Don’t write off Europe, says Invesco’s Butcher
Stephanie Butcher, European Equities Fund Manager at Invesco Perpetual, provides her outlook on the European market.
There is no great love in investors’ minds for Europe. However, we believe Europe will prove itself to investors again.
Last year Europe faced existential currency and political risks, endless emergency summits, policy volte faces, and a general sense of teetering on the edge of an abyss.
Since the low on June 1st last year, the MSCI Europe ex-UK index is up 43% in sterling terms. Yet the general feeling of mistrust lingers.
Draghi’s ECB is possibly the only European institution with market credibility. The market rally has climbed a wall of worry including the left-field results of the Italian election, and the farce that was the Cypriot bail-out. But climb it did. What is required to see markets climb further?
The good news is that we don’t need to love Europe in order to invest in it.
At current levels valuations are so cheap on a cyclically adjusted basis that I believe the environment simply needs to be ‘less bad’ for Europe to be an attractive case. We could point out that Europe is chock-full of world class companies, which have international exposure, and are (thankfully) run by first-class managers not politicians, but that has been the case for a while and it hasn’t persuaded investors thus far.
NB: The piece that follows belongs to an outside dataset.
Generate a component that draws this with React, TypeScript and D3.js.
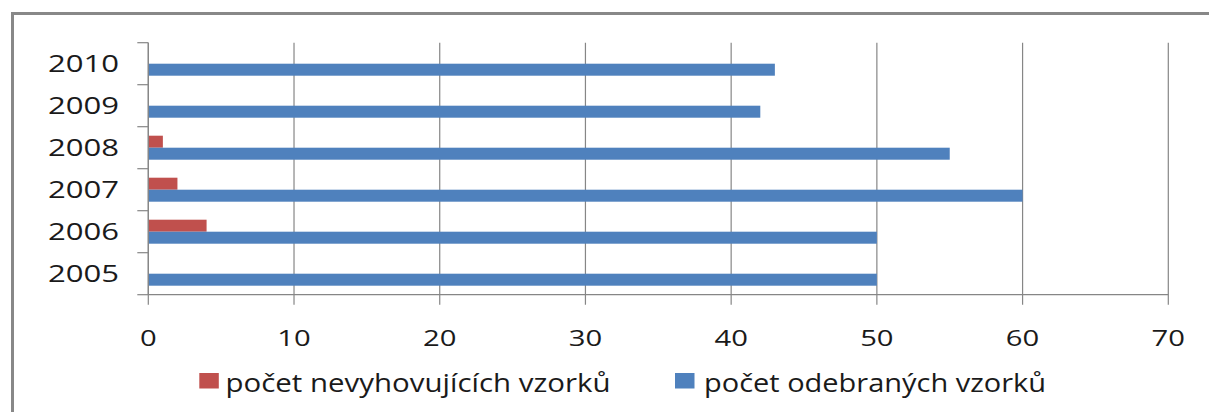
import React from 'react';
import * as d3 from 'd3';

const years = ['2005', '2006', '2007', '2008', '2009', '2010'];
const failedSamples = [0, 4, 2, 1, 0, 0];
const takenSamples = [50, 50, 60, 55, 42, 43];
const seriesNames = ['počet nevyhovujících vzorků', 'počet odebraných vzorků'];
const seriesColors = ['#C0504D', '#4F81BD'];
const xTicks = [0, 10, 20, 30, 40, 50, 60, 70];

export default function App() {
  const width = 1209;
  const height = 412;
  const plot = { left: 148.3, right: 1168.3, top: 42.7, bottom: 294.7 };
  const font = '"Open Sans", "Noto Sans", sans-serif';
  const grid = '#868686';

  const x = d3.scaleLinear().domain([0, 70]).range([plot.left, plot.right]);
  // 2010 at the top, as Excel draws horizontal bars
  const y = d3.scaleBand()
    .domain(years.slice().reverse())
    .range([plot.top, plot.bottom])
    .paddingInner(0.4286)
    .paddingOuter(0.2143);
  const sub = d3.scaleBand().domain(['0', '1']).range([0, y.bandwidth()]);
  const step = y.step();

  const series = [failedSamples, takenSamples];
  const legendPos = [
    { sx: 199.3, tx: 225.5, tl: 385 },
    { sx: 675, tx: 704, tl: 342 },
  ];

  return (
    <svg width={width} height={height} style={{ position: 'absolute', left: 0, top: 0, background: '#fff' }}>
      <rect x={0} y={0} width={width} height={height} fill="#fff" />
      {/* outer chart frame, running off the right and bottom */}
      <rect x={12.5} y={13.5} width={1400} height={600} fill="none" stroke="#888" strokeWidth={3} />

      {/* vertical gridlines */}
      {xTicks.map(t => (
        <line key={'g' + t} x1={x(t)} x2={x(t)} y1={plot.top} y2={plot.bottom + 10}
          stroke={grid} strokeWidth={1.2} />
      ))}

      {/* bars */}
      {series.map((vals, si) => years.map((yr, i) => (
        vals[i] > 0 ? (
          <rect key={si + yr} x={x(0)} y={(y(yr) as number) + (sub(String(si)) as number)}
            width={x(vals[i]) - x(0)} height={sub.bandwidth()} fill={seriesColors[si]} />
        ) : null
      )))}

      {/* axes */}
      <line x1={plot.left} x2={plot.left} y1={plot.top} y2={plot.bottom} stroke={grid} strokeWidth={1.2} />
      <line x1={plot.left} x2={plot.right} y1={plot.bottom} y2={plot.bottom} stroke={grid} strokeWidth={1.2} />
      {d3.range(years.length + 1).map(i => (
        <line key={'yt' + i} x1={plot.left - 11} x2={plot.left} y1={plot.top + i * step} y2={plot.top + i * step}
          stroke={grid} strokeWidth={1.2} />
      ))}

      {/* y labels */}
      {years.map(yr => (
        <text key={'yl' + yr} x={119} y={(y(yr) as number) - y.step() * y.paddingInner() / 2 + step / 2 + 8.2}
          textAnchor="end" fontFamily={font} fontSize={23.5} fill="#1a1a1a"
          textLength={71} lengthAdjust="spacingAndGlyphs">{yr}</text>
      ))}

      {/* x labels */}
      {xTicks.map(t => (
        <text key={'xl' + t} x={x(t)} y={345.5} textAnchor="middle" fontFamily={font} fontSize={22}
          fill="#1a1a1a" textLength={String(t).length * 16.7} lengthAdjust="spacingAndGlyphs">{t}</text>
      ))}

      {/* legend */}
      {seriesNames.map((name, i) => (
        <g key={'lg' + i}>
          <rect x={legendPos[i].sx} y={373} width={19.5} height={15.5} fill={seriesColors[i]} />
          <text x={legendPos[i].tx} y={392} fontFamily={font} fontSize={26} fill="#1a1a1a"
            textLength={legendPos[i].tl} lengthAdjust="spacingAndGlyphs">{name}</text>
        </g>
      ))}
    </svg>
  );
}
As investors we have one role – that is, to find under-valued assets, whatever those assets might be. Most appear to be persuaded that bonds are intrinsically over-valued. Equally, many seem persuaded that equities are, at this point, a cheap asset class.
What fewer seem to accept is the fact that Europe today is the global value play, and within Europe itself, there are areas of the market which sit at generationally low valuation levels.
On price/earnings adjusted on a 10-year through-cycle basis, Pan-Europe is 25% cheap, Economic Monetary Union block is 37% cheap, but Italy and Spain are currently sitting in the range of 50-60% below their long-term average Shiller PEs2. So, after 5 or so years of economic trauma, with car sales, TV advertising, and property markets falling in some cases 50% plus, these markets are trading at trough multiples on trough earnings.
At Invesco Perpetual we are pragmatic and open-minded as to the sources of sustainable dividend income across Europe. Valuation, yield and dividend growth opportunities in Europe are in our view attractive, but not necessarily in the ‘traditional’ income sector. Where we currently see most potential is financials, the periphery and selected cyclicals where dividend revisions are improving, and valuations and pay-out ratios are low.
Crucially, expectations in some of the cheapest areas of the market are modest if not outright pessimistic. Positive momentum comes in two ways; good things getting better, and bad things getting less bad.
Ultimately we believe Europe will prove itself to be loveable again.